The Evangelical Theological Society held its annual meeting in Atlanta from 17-19 November, and I thought I would summarize some of the text-critically relevant papers for those who did not attend.
Russell Fuller and Richard McDonald argued that the study and teaching of Hebrew should be based on the use of Arabic grammatical categories, since it is the closest living language with a long history of grammatical analysis. They suggested that modern linguistic approaches have led to more confusion than insight, and that the use of native Semitic grammatical analyses better explains many phenomena. I must admit that the idea that we even need a paradigm language seems to me unnecessarily limiting. Neither does native Arabic grammar seem to me necessarily to be the best tool for studying Hebrew grammar. Nevertheless, it was a good reminder that we stand in a long line of grammatical tradition, and we would do well not to neglect the study of earlier grammarians and cognate languages.
Benjamin Giffone presented a theological paper on the problem for Evangelical bibliologies of defining a single, definitive text in a tradition that was repeatedly edited. He suggested that it is all but inevitable to have to appeal to "Catholic" arguments from community determination. He raised many insightful, probing theological questions, but unfortunately had no particular answer to give.
Eric Tully presented a helpful model for distinguishing between textual variants in a source language text and translation shifts in a target language text. He suggested gradually accumulating a database of tentative conclusions on individual readings, which can then inform later decisions or be corrected by later decisions. This iterative approach is not particularly new, but it was nice to see it clearly laid out.

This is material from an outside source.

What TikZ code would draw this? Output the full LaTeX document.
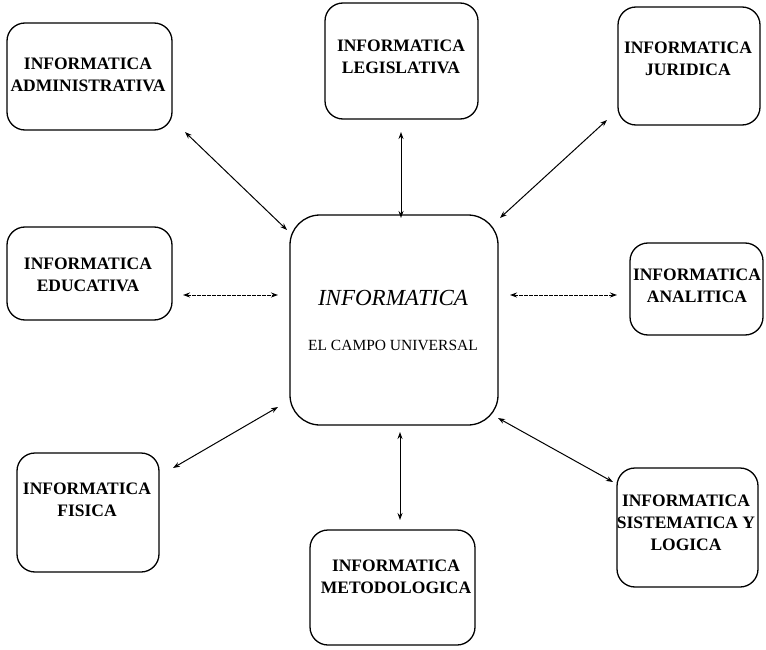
\documentclass[tikz,border=0pt]{standalone}
\usepackage{fontspec}
\setmainfont{Liberation Serif}
\usetikzlibrary{arrows.meta}
\begin{document}
\begin{tikzpicture}[x=1pt,y=-1pt,
  box/.style={draw=black, line width=1.3pt, rounded corners=18pt, inner sep=0pt},
  lbl/.style={align=center, font=\fontsize{17.5}{22}\selectfont\bfseries, inner sep=0pt},
  link/.style={line width=1pt, {Stealth[length=7pt,width=5pt]}-{Stealth[length=7pt,width=5pt]}},
  finelink/.style={link, dash pattern=on 4pt off 1pt}]
\useasboundingbox (0,0) rectangle (766,650);
% boxes
\node[box, minimum width=165pt, minimum height=107pt] (adm) at (89.5,76.5) {};
\node[box, minimum width=153pt, minimum height=116pt] (leg) at (401.5,61) {};
\node[box, minimum width=142pt, minimum height=118pt] (jur) at (689,66) {};
\node[box, minimum width=165pt, minimum height=93pt] (edu) at (89.5,273.5) {};
\node[box, rounded corners=30pt, minimum width=208pt, minimum height=210pt] (ctr) at (394,320) {};
\node[box, minimum width=133pt, minimum height=92pt] (ana) at (696.5,289) {};
\node[box, minimum width=142pt, minimum height=119pt] (fis) at (88,512.5) {};
\node[box, minimum width=165pt, minimum height=115pt] (met) at (392.5,587.5) {};
\node[box, minimum width=141pt, minimum height=119pt] (sis) at (687.5,527.5) {};
% labels
\node[lbl] (admT) at (88,75) {INFORMATICA\\ADMINISTRATIVA};
\node[lbl] (legT) at (401,57) {INFORMATICA\\LEGISLATIVA};
\node[lbl] (jurT) at (688,59) {INFORMATICA\\JURIDICA};
\node[lbl] (eduT) at (88,275) {INFORMATICA\\EDUCATIVA};
\node[lbl] (anaT) at (697,286) {INFORMATICA\\ANALITICA};
\node[lbl] (fisT) at (87,500) {INFORMATICA\\FISICA};
\node[lbl] (metT) at (396,577) {INFORMATICA\\METODOLOGICA};
\node[lbl] (sisT) at (686,523) {INFORMATICA\\SISTEMATICA Y\\LOGICA};
\node[inner sep=0pt, font=\fontsize{23}{26}\selectfont\itshape] (ctrT) at (393,298) {INFORMATICA};
\node[inner sep=0pt, font=\fontsize{15.5}{18}\selectfont] (ctrS) at (393,345) {EL CAMPO UNIVERSAL};
% arrow end points
\coordinate (a1) at (185,132);  \coordinate (a2) at (287,230);
\coordinate (b1) at (401,132);  \coordinate (b2) at (401,218);
\coordinate (c1) at (607,120);  \coordinate (c2) at (500,218);
\coordinate (d1) at (183,295);  \coordinate (d2) at (278,295);
\coordinate (e1) at (510,295);  \coordinate (e2) at (617,295);
\coordinate (f1) at (173,468);  \coordinate (f2) at (278,407);
\coordinate (g1) at (400,432);  \coordinate (g2) at (400,520);
\coordinate (h1) at (498,418);  \coordinate (h2) at (613,482);
% connectors
\draw[link] (a1) -- (a2);
\draw[link] (b1) -- (b2);
\draw[link] (c1) -- (c2);
\draw[finelink] (d1) -- (d2);
\draw[finelink] (e1) -- (e2);
\draw[link] (f1) -- (f2);
\draw[link] (g1) -- (g2);
\draw[link] (h1) -- (h2);
\end{tikzpicture}
\end{document}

Chris Stevens compared Titus in P32 and Sinaiticus, showing that the two are almost completely identical. He also used Sinaiticus to reconstruct the lacunae in P32 (rather than the NA text), further showing how close they are based on the near-perfect fit. I personally am a big fan of comparing the early witnesses to each other directly, rather than through intermediary textual witnesses or editions, so I appreciated that part of his paper.
Michael Kruger reevaluated P.Antinoopolis 12 (0232), a miniature codex containing 2 John. He suggested a 5th century date based on the physical features of the codex and the hand. He noted an error in the editio princeps, which led to a major error in the reconstruction of the codex. While admittedly speculative, he suggested that Hebrews may have been included in the codex along with the Catholic epistles, which would fill up the requisite amount of text indicated by the page numbers on the fragment.
Tomas Bokedal reviewed the history of the study of the nomina sacra, suggesting that Jesus was the primary member of the group of five reflecting an early core. He suggests the other names were chosen to line up with Christological creeds, indicating titles attributed to Jesus. This, of course, would imply a Christian origin for the nomina sacra.
Eric Mitchell presented on an unpublished fragment of Deuteronomy located at the Southwestern Baptist Theological Seminary. I missed the first part of the presentation, but if I understand correctly, it is a late 1st century BCE fragment from Qumran with regular morphologically long 2mp suffixes, but only one (semi-)meaningful difference from the MT. Unfortunately, the fragment reads the broken word י]בחר, so I don't know if it is possible to tell whether it read the perfect (SP) or imperfect (MT) in that important ideological difference, though Eric reconstructed with the MT.
I caught the last part of Peter Gurry's paper on the textual variants in the divorce passages in the Gospels in light of the Coherence-Based Genealogical Method. Among other things, he suggested that genealogical coherence suggests a preference for a longer reading in Matt. 19:9.
Nicholas Perrin argued against Watson that P. Egerton 2 does not witness to a pre-Johannine source, but is rather secondary. Among other arguments, he suggests that key stylistic features of the common text are part of broader themes in John that cannot be explained on the basis of P. Egerton 2 alone.
David Yoon looked at the use of ekthesis (putting the first letter of a line in the margin for visual prominence) in Galatians in Sinaiticus, suggesting that the text segments divided by ekthesis cannot be identified as paragraphs according to modern understandings, since they occur too frequently and sometimes even mid-sentence. He did not come to a definitive conclusion as to what exactly was the function of the scribal practice.